#### What to work on
All records are to be retyped faithfully and completely.

#### Task input
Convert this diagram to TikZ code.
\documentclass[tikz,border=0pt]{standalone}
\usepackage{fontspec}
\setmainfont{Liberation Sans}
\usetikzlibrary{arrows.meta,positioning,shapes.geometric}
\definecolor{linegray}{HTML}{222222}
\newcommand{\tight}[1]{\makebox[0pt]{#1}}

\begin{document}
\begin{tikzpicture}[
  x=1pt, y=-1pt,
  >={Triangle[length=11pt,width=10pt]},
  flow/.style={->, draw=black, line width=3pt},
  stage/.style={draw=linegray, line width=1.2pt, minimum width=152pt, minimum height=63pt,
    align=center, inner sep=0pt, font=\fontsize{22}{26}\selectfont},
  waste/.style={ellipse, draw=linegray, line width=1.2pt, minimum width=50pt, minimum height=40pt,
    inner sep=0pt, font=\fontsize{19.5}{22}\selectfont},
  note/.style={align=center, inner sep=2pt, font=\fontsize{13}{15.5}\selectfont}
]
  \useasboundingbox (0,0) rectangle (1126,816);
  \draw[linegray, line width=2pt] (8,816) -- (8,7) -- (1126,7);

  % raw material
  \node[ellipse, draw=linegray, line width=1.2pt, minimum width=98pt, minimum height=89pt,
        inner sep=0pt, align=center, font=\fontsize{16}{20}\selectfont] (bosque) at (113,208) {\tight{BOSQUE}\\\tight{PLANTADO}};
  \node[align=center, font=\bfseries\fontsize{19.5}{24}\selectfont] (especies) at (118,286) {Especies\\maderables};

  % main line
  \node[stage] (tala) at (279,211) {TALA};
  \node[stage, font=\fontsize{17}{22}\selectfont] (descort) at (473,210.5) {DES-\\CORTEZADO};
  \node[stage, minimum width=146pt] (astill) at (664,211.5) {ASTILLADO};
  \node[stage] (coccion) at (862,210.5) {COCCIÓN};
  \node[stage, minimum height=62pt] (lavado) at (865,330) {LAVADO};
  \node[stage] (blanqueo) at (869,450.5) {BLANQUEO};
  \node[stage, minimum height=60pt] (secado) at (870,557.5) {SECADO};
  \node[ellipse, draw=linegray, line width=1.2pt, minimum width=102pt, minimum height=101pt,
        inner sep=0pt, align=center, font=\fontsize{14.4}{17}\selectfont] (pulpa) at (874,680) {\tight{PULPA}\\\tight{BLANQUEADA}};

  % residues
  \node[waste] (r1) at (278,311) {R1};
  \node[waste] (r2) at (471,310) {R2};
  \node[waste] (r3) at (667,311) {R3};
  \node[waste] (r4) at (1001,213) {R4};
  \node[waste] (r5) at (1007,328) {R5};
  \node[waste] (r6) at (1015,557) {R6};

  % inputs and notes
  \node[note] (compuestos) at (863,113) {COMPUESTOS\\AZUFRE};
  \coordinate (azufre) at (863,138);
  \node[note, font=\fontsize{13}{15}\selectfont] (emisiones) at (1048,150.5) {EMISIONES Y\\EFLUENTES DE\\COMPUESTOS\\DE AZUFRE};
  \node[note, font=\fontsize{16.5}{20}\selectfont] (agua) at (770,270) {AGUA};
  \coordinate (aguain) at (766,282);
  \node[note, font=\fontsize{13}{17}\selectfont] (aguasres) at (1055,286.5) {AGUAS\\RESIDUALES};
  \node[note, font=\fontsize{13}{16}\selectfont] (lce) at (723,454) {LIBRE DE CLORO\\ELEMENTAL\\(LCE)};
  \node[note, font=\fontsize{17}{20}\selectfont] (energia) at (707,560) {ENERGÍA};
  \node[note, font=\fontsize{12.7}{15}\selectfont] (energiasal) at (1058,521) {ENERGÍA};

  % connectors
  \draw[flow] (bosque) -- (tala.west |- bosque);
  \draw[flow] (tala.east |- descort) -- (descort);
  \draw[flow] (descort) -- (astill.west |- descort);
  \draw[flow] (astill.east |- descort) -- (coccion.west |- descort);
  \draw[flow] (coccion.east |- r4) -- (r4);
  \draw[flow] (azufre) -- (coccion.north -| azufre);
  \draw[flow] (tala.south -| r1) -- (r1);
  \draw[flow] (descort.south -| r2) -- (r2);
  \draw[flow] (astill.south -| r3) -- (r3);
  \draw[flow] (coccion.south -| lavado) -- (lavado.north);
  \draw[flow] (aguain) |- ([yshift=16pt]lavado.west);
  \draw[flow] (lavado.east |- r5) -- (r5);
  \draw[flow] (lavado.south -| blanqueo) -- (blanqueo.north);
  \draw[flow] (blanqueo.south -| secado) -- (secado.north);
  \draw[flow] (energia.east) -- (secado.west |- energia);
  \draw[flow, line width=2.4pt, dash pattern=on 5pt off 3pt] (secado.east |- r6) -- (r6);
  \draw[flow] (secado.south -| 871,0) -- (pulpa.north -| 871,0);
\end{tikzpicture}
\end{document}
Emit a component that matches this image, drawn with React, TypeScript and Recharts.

#### Reply to the task
Convert this diagram to TikZ code.
\documentclass[tikz,border=0pt]{standalone}
\usepackage{fontspec}
\setmainfont{Liberation Sans}
\usetikzlibrary{arrows.meta,positioning,shapes.geometric}
\definecolor{linegray}{HTML}{222222}
\newcommand{\tight}[1]{\makebox[0pt]{#1}}

\begin{document}
\begin{tikzpicture}[
  x=1pt, y=-1pt,
  >={Triangle[length=11pt,width=10pt]},
  flow/.style={->, draw=black, line width=3pt},
  stage/.style={draw=linegray, line width=1.2pt, minimum width=152pt, minimum height=63pt,
    align=center, inner sep=0pt, font=\fontsize{22}{26}\selectfont},
  waste/.style={ellipse, draw=linegray, line width=1.2pt, minimum width=50pt, minimum height=40pt,
    inner sep=0pt, font=\fontsize{19.5}{22}\selectfont},
  note/.style={align=center, inner sep=2pt, font=\fontsize{13}{15.5}\selectfont}
]
  \useasboundingbox (0,0) rectangle (1126,816);
  \draw[linegray, line width=2pt] (8,816) -- (8,7) -- (1126,7);

  % raw material
  \node[ellipse, draw=linegray, line width=1.2pt, minimum width=98pt, minimum height=89pt,
        inner sep=0pt, align=center, font=\fontsize{16}{20}\selectfont] (bosque) at (113,208) {\tight{BOSQUE}\\\tight{PLANTADO}};
  \node[align=center, font=\bfseries\fontsize{19.5}{24}\selectfont] (especies) at (118,286) {Especies\\maderables};

  % main line
  \node[stage] (tala) at (279,211) {TALA};
  \node[stage, font=\fontsize{17}{22}\selectfont] (descort) at (473,210.5) {DES-\\CORTEZADO};
  \node[stage, minimum width=146pt] (astill) at (664,211.5) {ASTILLADO};
  \node[stage] (coccion) at (862,210.5) {COCCIÓN};
  \node[stage, minimum height=62pt] (lavado) at (865,330) {LAVADO};
  \node[stage] (blanqueo) at (869,450.5) {BLANQUEO};
  \node[stage, minimum height=60pt] (secado) at (870,557.5) {SECADO};
  \node[ellipse, draw=linegray, line width=1.2pt, minimum width=102pt, minimum height=101pt,
        inner sep=0pt, align=center, font=\fontsize{14.4}{17}\selectfont] (pulpa) at (874,680) {\tight{PULPA}\\\tight{BLANQUEADA}};

  % residues
  \node[waste] (r1) at (278,311) {R1};
  \node[waste] (r2) at (471,310) {R2};
  \node[waste] (r3) at (667,311) {R3};
  \node[waste] (r4) at (1001,213) {R4};
  \node[waste] (r5) at (1007,328) {R5};
  \node[waste] (r6) at (1015,557) {R6};

  % inputs and notes
  \node[note] (compuestos) at (863,113) {COMPUESTOS\\AZUFRE};
  \coordinate (azufre) at (863,138);
  \node[note, font=\fontsize{13}{15}\selectfont] (emisiones) at (1048,150.5) {EMISIONES Y\\EFLUENTES DE\\COMPUESTOS\\DE AZUFRE};
  \node[note, font=\fontsize{16.5}{20}\selectfont] (agua) at (770,270) {AGUA};
  \coordinate (aguain) at (766,282);
  \node[note, font=\fontsize{13}{17}\selectfont] (aguasres) at (1055,286.5) {AGUAS\\RESIDUALES};
  \node[note, font=\fontsize{13}{16}\selectfont] (lce) at (723,454) {LIBRE DE CLORO\\ELEMENTAL\\(LCE)};
  \node[note, font=\fontsize{17}{20}\selectfont] (energia) at (707,560) {ENERGÍA};
  \node[note, font=\fontsize{12.7}{15}\selectfont] (energiasal) at (1058,521) {ENERGÍA};

  % connectors
  \draw[flow] (bosque) -- (tala.west |- bosque);
  \draw[flow] (tala.east |- descort) -- (descort);
  \draw[flow] (descort) -- (astill.west |- descort);
  \draw[flow] (astill.east |- descort) -- (coccion.west |- descort);
  \draw[flow] (coccion.east |- r4) -- (r4);
  \draw[flow] (azufre) -- (coccion.north -| azufre);
  \draw[flow] (tala.south -| r1) -- (r1);
  \draw[flow] (descort.south -| r2) -- (r2);
  \draw[flow] (astill.south -| r3) -- (r3);
  \draw[flow] (coccion.south -| lavado) -- (lavado.north);
  \draw[flow] (aguain) |- ([yshift=16pt]lavado.west);
  \draw[flow] (lavado.east |- r5) -- (r5);
  \draw[flow] (lavado.south -| blanqueo) -- (blanqueo.north);
  \draw[flow] (blanqueo.south -| secado) -- (secado.north);
  \draw[flow] (energia.east) -- (secado.west |- energia);
  \draw[flow, line width=2.4pt, dash pattern=on 5pt off 3pt] (secado.east |- r6) -- (r6);
  \draw[flow] (secado.south -| 871,0) -- (pulpa.north -| 871,0);
\end{tikzpicture}
\end{document}
Emit a component that matches this image, drawn with React, TypeScript and Recharts.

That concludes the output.